Cities for Life Established in Birmingham

When it comes to efficient treatment of diabetes, there can be a divide between the doctor’s office and the patient’s everyday life. This presents a significant barrier that must be overcome when it comes to diabetes care. People with type 2 diabetes may only interact with their doctor for a combined six hours of the course of a year. If you live in a urban neighborhood, then it can be difficult resist food temptations and get the exercise that you need.

This gap between everyday life and the doctor’s office has inspired a new “small-town approach” to diabetes care dubbed Cities for Life. The program, which was pioneered here in Birmingham, recruits partners from the local area to help diabetics stay on track when it comes to their diabetes treatment plan.
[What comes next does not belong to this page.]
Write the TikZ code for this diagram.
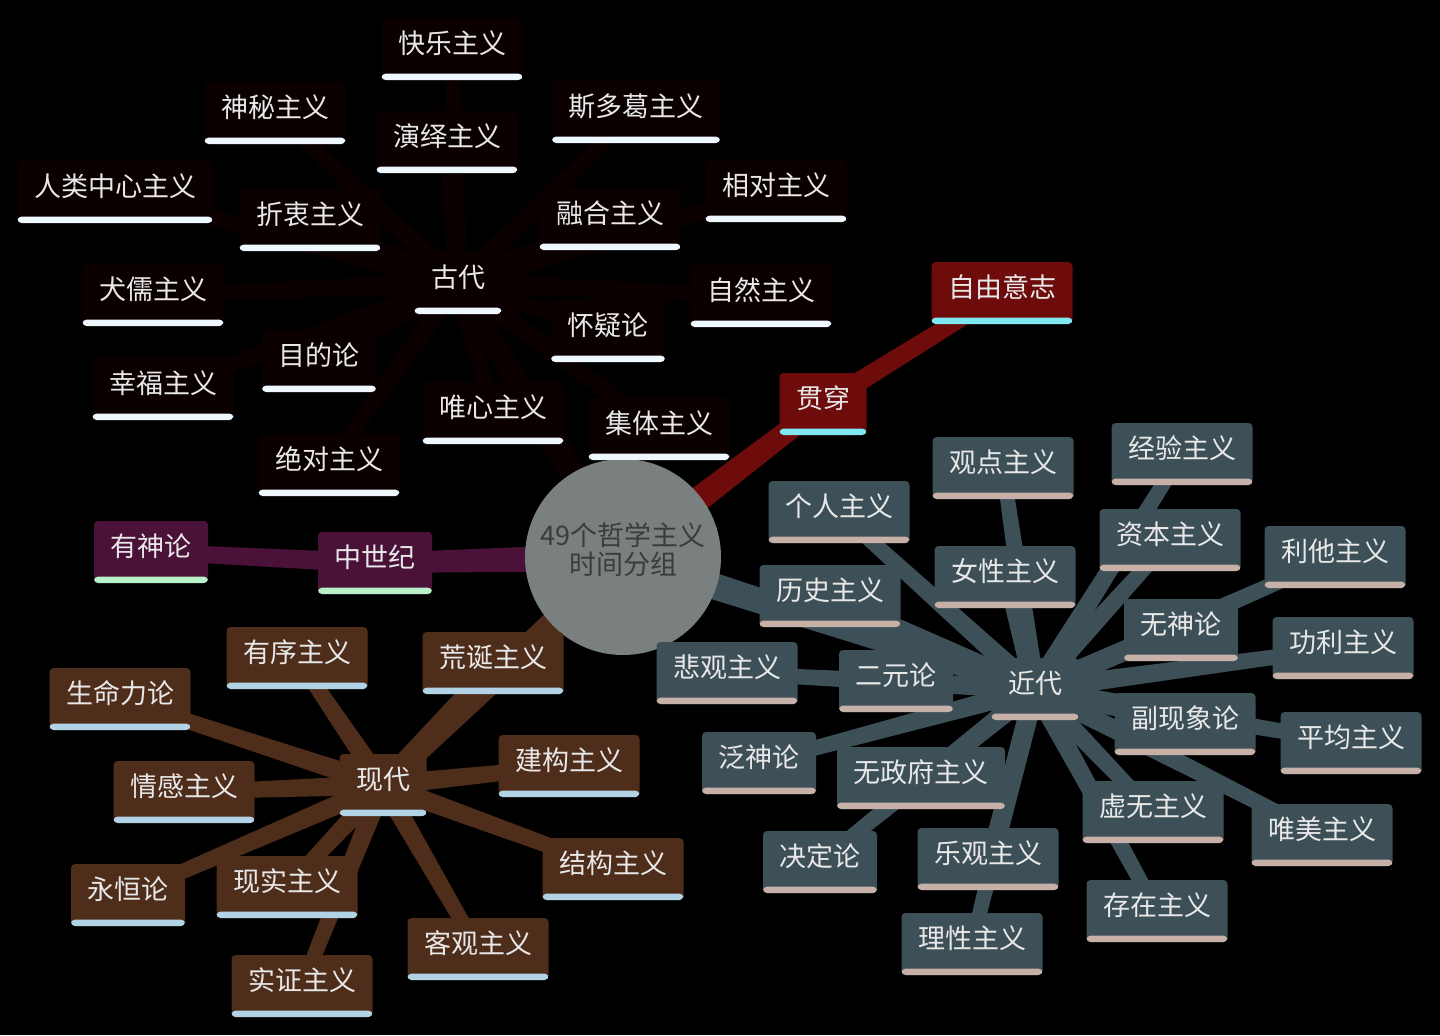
\documentclass[tikz,border=0pt]{standalone}
\usepackage{fontspec}
\newfontfamily\cjk{Noto Sans CJK SC}
\usetikzlibrary{calc,backgrounds}
\definecolor{cGu}{HTML}{0A0000}
\definecolor{uGu}{HTML}{F0F8FF}
\definecolor{cGc}{HTML}{6E0B0B}
\definecolor{uGc}{HTML}{80E8F0}
\definecolor{cZs}{HTML}{4A1239}
\definecolor{uZs}{HTML}{B8F0C8}
\definecolor{cXd}{HTML}{4F2D1B}
\definecolor{uXd}{HTML}{B2D2E6}
\definecolor{cJd}{HTML}{3E5057}
\definecolor{uJd}{HTML}{C6B0A8}
\definecolor{cRoot}{HTML}{7A7F80}
\definecolor{tRoot}{HTML}{3A3C3D}
\definecolor{txtc}{HTML}{E8E8E8}
\newcommand\tbranch[5]{\fill[#1] ($(#2.center)!#4!90:(#3.center)$) -- ($(#3.center)!#5!-90:(#2.center)$) -- ($(#3.center)!#5!90:(#2.center)$) -- ($(#2.center)!#4!-90:(#3.center)$) -- cycle;}
\tikzset{
  nd/.style 2 args={rounded corners=2pt, fill=#1, inner xsep=8.25pt, inner ysep=0pt,
    text height=17.6pt, text depth=13.4pt, font=\cjk\fontsize{13.5}{15}\selectfont, text=txtc,
    path picture={\fill[#2] (path picture bounding box.south west) rectangle ([yshift=3.2pt]path picture bounding box.south east);}},
  gu/.style={nd={cGu}{uGu}},
  gc/.style={nd={cGc}{uGc}},
  zs/.style={nd={cZs}{uZs}},
  xd/.style={nd={cXd}{uXd}},
  jd/.style={nd={cJd}{uJd}},
}
\begin{document}
\begin{tikzpicture}[x=0.5pt,y=-0.5pt]
\begin{pgfonlayer}{background}
\fill[black] (0,0) rectangle (1440,1035);
\end{pgfonlayer}
\useasboundingbox (0,0) rectangle (1440,1035);
% root
\node[circle, fill=cRoot, minimum size=98pt, inner sep=0pt] (root) at (623,557) {};
\node[font=\cjk\fontsize{13.5}{14.5}\selectfont, text=tRoot, align=center] (rootlbl) at (623,550) {49个哲学主义\\时间分组};
% eras
\node[gu] (gd) at (458,283) {古代};
\node[gc] (gcn) at (823,404) {贯穿};
\node[zs] (zsn) at (375,563) {中世纪};
\node[xd] (xdn) at (383,785) {现代};
\node[jd] (jdn) at (1035,689) {近代};
% ancient
\node[gu] (a1) at (452,49) {快乐主义};
\node[gu] (a2) at (275,113) {神秘主义};
\node[gu] (a3) at (447,142) {演绎主义};
\node[gu] (a4) at (636,112) {斯多葛主义};
\node[gu] (a5) at (115,192) {人类中心主义};
\node[gu] (a6) at (310,220) {折衷主义};
\node[gu] (a7) at (776,191) {相对主义};
\node[gu] (a8) at (610,219) {融合主义};
\node[gu] (a9) at (153,295) {犬儒主义};
\node[gu] (a10) at (761,296) {自然主义};
\node[gu] (a11) at (608,331) {怀疑论};
\node[gu] (a12) at (319,361) {目的论};
\node[gu] (a13) at (163,389) {幸福主义};
\node[gu] (a14) at (493,413) {唯心主义};
\node[gu] (a15) at (659,429) {集体主义};
\node[gu] (a16) at (329,465) {绝对主义};
% throughout
\node[gc] (c1) at (1002,293) {自由意志};
% medieval
\node[zs] (m1) at (151,552) {有神论};
% modern (xiandai)
\node[xd] (x1) at (297,658) {有序主义};
\node[xd] (x2) at (493,663) {荒诞主义};
\node[xd] (x3) at (120,699) {生命力论};
\node[xd] (x4) at (569,766) {建构主义};
\node[xd] (x5) at (184,792) {情感主义};
\node[xd] (x6) at (613,869) {结构主义};
\node[xd] (x7) at (128,895) {永恒论};
\node[xd] (x8) at (287,887) {现实主义};
\node[xd] (x9) at (478,949) {客观主义};
\node[xd] (x10) at (302,986) {实证主义};
% early modern (jindai)
\node[jd] (b1) at (839,512) {个人主义};
\node[jd] (b2) at (1003,468) {观点主义};
\node[jd] (b3) at (1182,454) {经验主义};
\node[jd] (b4) at (1170,540) {资本主义};
\node[jd] (b5) at (1335,557) {利他主义};
\node[jd] (b6) at (1005,577) {女性主义};
\node[jd] (b7) at (830,596) {历史主义};
\node[jd] (b8) at (1181,630) {无神论};
\node[jd] (b9) at (1343,648) {功利主义};
\node[jd] (b10) at (727,673) {悲观主义};
\node[jd] (b11) at (896,681) {二元论};
\node[jd] (b12) at (1185,724) {副现象论};
\node[jd] (b13) at (1351,743) {平均主义};
\node[jd] (b14) at (759,763) {泛神论};
\node[jd] (b15) at (921,778) {无政府主义};
\node[jd] (b16) at (1153,812) {虚无主义};
\node[jd] (b17) at (1322,835) {唯美主义};
\node[jd] (b18) at (820,862) {决定论};
\node[jd] (b19) at (988,859) {乐观主义};
\node[jd] (b20) at (1157,911) {存在主义};
\node[jd] (b21) at (972,944) {理性主义};
\begin{pgfonlayer}{background}
\tbranch{cGu}{root}{gd}{7pt}{5pt}
\tbranch{cGc}{root}{gcn}{7pt}{5pt}
\tbranch{cZs}{root}{zsn}{7pt}{5pt}
\tbranch{cXd}{root}{xdn}{7pt}{5pt}
\tbranch{cJd}{root}{jdn}{7pt}{5pt}
\foreach \n in {a1,a2,a3,a4,a5,a6,a7,a8,a9,a10,a11,a12,a13,a14,a15,a16}
  {\tbranch{cGu}{gd}{\n}{5pt}{3.5pt}}
\tbranch{cGc}{gcn}{c1}{5pt}{4pt}
\tbranch{cZs}{zsn}{m1}{5pt}{4pt}
\foreach \n in {x1,x2,x3,x4,x5,x6,x7,x8,x9,x10}
  {\tbranch{cXd}{xdn}{\n}{5pt}{3.5pt}}
\foreach \n in {b1,b2,b3,b4,b5,b6,b7,b8,b9,b10,b11,b12,b13,b14,b15,b16,b17,b18,b19,b20,b21}
  {\tbranch{cJd}{jdn}{\n}{5pt}{3.5pt}}
\end{pgfonlayer}
\end{tikzpicture}
\end{document}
This can include making difficult changes to their diet, getting more exercise, and monitoring stress levels. If you are a diabetic, then you can go to My Diabetes Connect to find local health assistance.
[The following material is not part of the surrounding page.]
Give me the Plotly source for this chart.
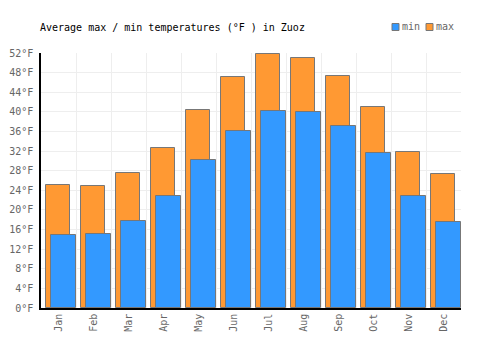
import plotly.graph_objects as go

months = ["Jan", "Feb", "Mar", "Apr", "May", "Jun", "Jul", "Aug", "Sep", "Oct", "Nov", "Dec"]
t_min = [14.8, 15.0, 17.7, 22.8, 30.2, 36.1, 40.2, 40.0, 37.1, 31.6, 22.8, 17.5]
t_max = [25.0, 24.8, 27.5, 32.6, 40.4, 47.1, 51.8, 51.0, 47.3, 41.0, 31.8, 27.3]
y_ticks = list(range(0, 53, 4))
legend_names = ["min", "max"]

FONT = "DejaVu Sans Mono"
ORANGE = "#ff9933"
BLUE = "#3399ff"
EDGE = "#777777"
W, H = 500, 350

x = list(range(len(months)))

fig = go.Figure()
fig.add_trace(go.Bar(x=x, y=t_max, name="max", marker=dict(color=ORANGE, line=dict(color=EDGE, width=1)),
                     width=0.67, offset=-0.35, showlegend=False))
fig.add_trace(go.Bar(x=x, y=t_min, name="min", marker=dict(color=BLUE, line=dict(color=EDGE, width=1)),
                     width=0.70, offset=-0.21, showlegend=False))

# custom legend (pixel positions in paper/container terms)
leg_colors = [BLUE, ORANGE]
leg_x = [392, 426]
shapes = []
annotations = []
for name, col, lx in zip(legend_names, leg_colors, leg_x):
    shapes.append(dict(type="rect", xref="paper", yref="paper",
                       x0=(lx - 41) / 420, x1=(lx + 7 - 41) / 420,
                       y0=(308 - 30.5) / 255, y1=(308 - 23.5) / 255,
                       fillcolor=col, line=dict(color=EDGE, width=1)))
    annotations.append(dict(text=name, xref="paper", yref="paper", x=(lx + 8 - 41) / 420,
                            y=(308 - 27) / 255, xanchor="left", yanchor="middle", showarrow=False,
                            font=dict(family=FONT, size=10, color="#666666")))

fig.update_layout(
    width=W, height=H,
    margin=dict(l=41, r=39, t=42, b=42, autoexpand=False),
    barmode="overlay",
    showlegend=False,
    plot_bgcolor="white", paper_bgcolor="white",
    font=dict(family=FONT, size=10, color="#666666"),
    title=dict(text="Average max / min temperatures (°F ) in Zuoz", x=40 / W, xref="container", xanchor="left",
               y=1 - 27 / H, yref="container", yanchor="middle", automargin=False,
               font=dict(family=FONT, size=10, color="#000000")),
    shapes=shapes,
    annotations=annotations,
    bargap=0,
)
fig.update_xaxes(
    range=[-0.5, 11.5], tickmode="array", tickvals=x, ticktext=months, tickangle=-90,
    showgrid=False, showline=True, linecolor="#000000", linewidth=1.5, zeroline=False,
    minor=dict(tickmode="linear", tick0=-0.5, dtick=1, showgrid=True, gridcolor="#eeeeee", gridwidth=1, ticks=""),
    tickfont=dict(family=FONT, size=10, color="#666666"), automargin=False,
)
fig.update_yaxes(
    range=[0, 52], tickmode="array", tickvals=y_ticks, ticktext=[f"{v}°F" for v in y_ticks],
    showgrid=True, gridcolor="#eeeeee", gridwidth=1, showline=True, linecolor="#000000", linewidth=1.5,
    zeroline=False, tickfont=dict(family=FONT, size=10, color="#666666"), ticklabelstandoff=4,
    automargin=False, domain=[0, 1],
)
# plot height should be 255 px: top at 53
fig.update_layout(margin=dict(t=53))

fig.write_html("out.html")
Cities for Life Launched in Birmingham Last Year

“As a clinician, I’m seeing somebody and maybe looking at their glucose levels or giving them a prescription, and then they meet with a nutritionist who tells them basics about what they can do, but it’s up to them to go back to where they live or work and implement that,” states Dr. Andrea Cherrington, a practicing physician and established diabetes researcher who has helped connect Cities of Life with the University of Alabama-Birmingham (UAB). “This is a way to touch base with all the resources there that can help you do that.”

Cities for Life was launched last year as a partnership between the American Academy of Family Physicians Foundation, UAB, and Sanofi US. Birmingham made for the ideal testing spot for two essential reasons. For one thing, the city is not large enough to prevent the cultivation of a community element. Secondly, this city is located right in the middle of the so-called “diabetes belt” that resides in the southeastern United States.
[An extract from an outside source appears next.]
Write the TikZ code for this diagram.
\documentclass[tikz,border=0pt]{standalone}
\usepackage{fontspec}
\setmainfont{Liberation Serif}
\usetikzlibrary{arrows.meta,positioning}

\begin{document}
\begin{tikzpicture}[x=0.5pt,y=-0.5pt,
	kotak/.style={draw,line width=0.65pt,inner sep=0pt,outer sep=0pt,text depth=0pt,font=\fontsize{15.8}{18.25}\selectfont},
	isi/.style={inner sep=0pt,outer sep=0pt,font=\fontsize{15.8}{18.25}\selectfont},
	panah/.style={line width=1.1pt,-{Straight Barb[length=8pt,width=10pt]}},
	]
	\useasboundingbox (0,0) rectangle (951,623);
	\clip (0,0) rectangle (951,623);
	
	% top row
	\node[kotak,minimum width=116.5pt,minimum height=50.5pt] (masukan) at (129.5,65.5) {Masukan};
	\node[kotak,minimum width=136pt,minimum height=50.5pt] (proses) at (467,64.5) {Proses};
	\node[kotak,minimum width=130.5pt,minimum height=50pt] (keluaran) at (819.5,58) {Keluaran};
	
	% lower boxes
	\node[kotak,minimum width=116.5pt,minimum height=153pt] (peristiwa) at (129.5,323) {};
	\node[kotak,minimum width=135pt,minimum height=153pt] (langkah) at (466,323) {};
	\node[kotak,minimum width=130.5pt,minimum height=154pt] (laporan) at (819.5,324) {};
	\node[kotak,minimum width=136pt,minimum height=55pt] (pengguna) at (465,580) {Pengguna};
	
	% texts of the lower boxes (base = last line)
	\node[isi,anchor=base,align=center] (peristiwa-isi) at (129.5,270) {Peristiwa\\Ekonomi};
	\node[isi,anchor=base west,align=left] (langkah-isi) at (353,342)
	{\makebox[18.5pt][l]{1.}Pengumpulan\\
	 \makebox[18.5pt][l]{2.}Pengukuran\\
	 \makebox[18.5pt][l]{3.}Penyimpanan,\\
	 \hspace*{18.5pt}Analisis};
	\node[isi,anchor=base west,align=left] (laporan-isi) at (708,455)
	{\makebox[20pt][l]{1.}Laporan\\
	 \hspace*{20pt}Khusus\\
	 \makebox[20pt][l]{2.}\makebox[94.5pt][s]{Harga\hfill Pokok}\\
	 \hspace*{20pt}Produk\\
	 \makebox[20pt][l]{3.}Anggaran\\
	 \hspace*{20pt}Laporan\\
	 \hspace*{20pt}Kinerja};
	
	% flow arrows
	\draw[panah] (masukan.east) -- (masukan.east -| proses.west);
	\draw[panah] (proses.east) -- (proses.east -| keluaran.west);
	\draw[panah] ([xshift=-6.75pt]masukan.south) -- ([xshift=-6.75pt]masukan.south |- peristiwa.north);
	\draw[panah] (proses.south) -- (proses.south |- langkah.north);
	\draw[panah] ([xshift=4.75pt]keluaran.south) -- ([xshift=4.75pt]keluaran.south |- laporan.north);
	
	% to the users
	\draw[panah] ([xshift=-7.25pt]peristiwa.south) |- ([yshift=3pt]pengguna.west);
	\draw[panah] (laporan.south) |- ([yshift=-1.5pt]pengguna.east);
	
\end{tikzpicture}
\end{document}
Getting More Personalized Diabetes Care

The My Diabetes Connect website has been popularized by a number of health activities and services for diabetics that have been promoted by local organizations. Patients can sign up for a wide variety of things ranging from local Zumba lessons to a health lecture at their own church. Dr. Cherrington recommends this site as a valuable resource for clinicians as well, since it can allow them to provide much more personalized care than a simple prescription can.

This site can also provide aid for family members who may be concerned about the health of their loved ones. A few surveys, which were conducted at the start of the program, have revealed that, while patients had access to social support systems for diabetes management, they were not given the right motivation. With that in mind, improved community outreach can provide a significant level of support for the families in addition to the patient.

Scouring Birmingham for the Best Local Volunteers

This program is much more than an online phone book tailored to the needs of diabetics and their families. The Cities for Life volunteers have gone all over Birmingham in search of the best partners, calling or visiting as many local community groups as possible. This grassroots initiative has been able to establish the Community Action Team for Birmingham area patients, which consists of at least 80 official Cities for Life partners.

In the end, Dr. Cherrington hopes that this small-town approach to diabetes-related care will extend to more cities in the diabetes belt and elsewhere. Looking forward, she believes that this movement could help promote a louder discussion about diabetes. For the time being, the program leaders are working to sustain and build upon the presence that Cities for Life has in metropolitan Birmingham following the end of its first funding period.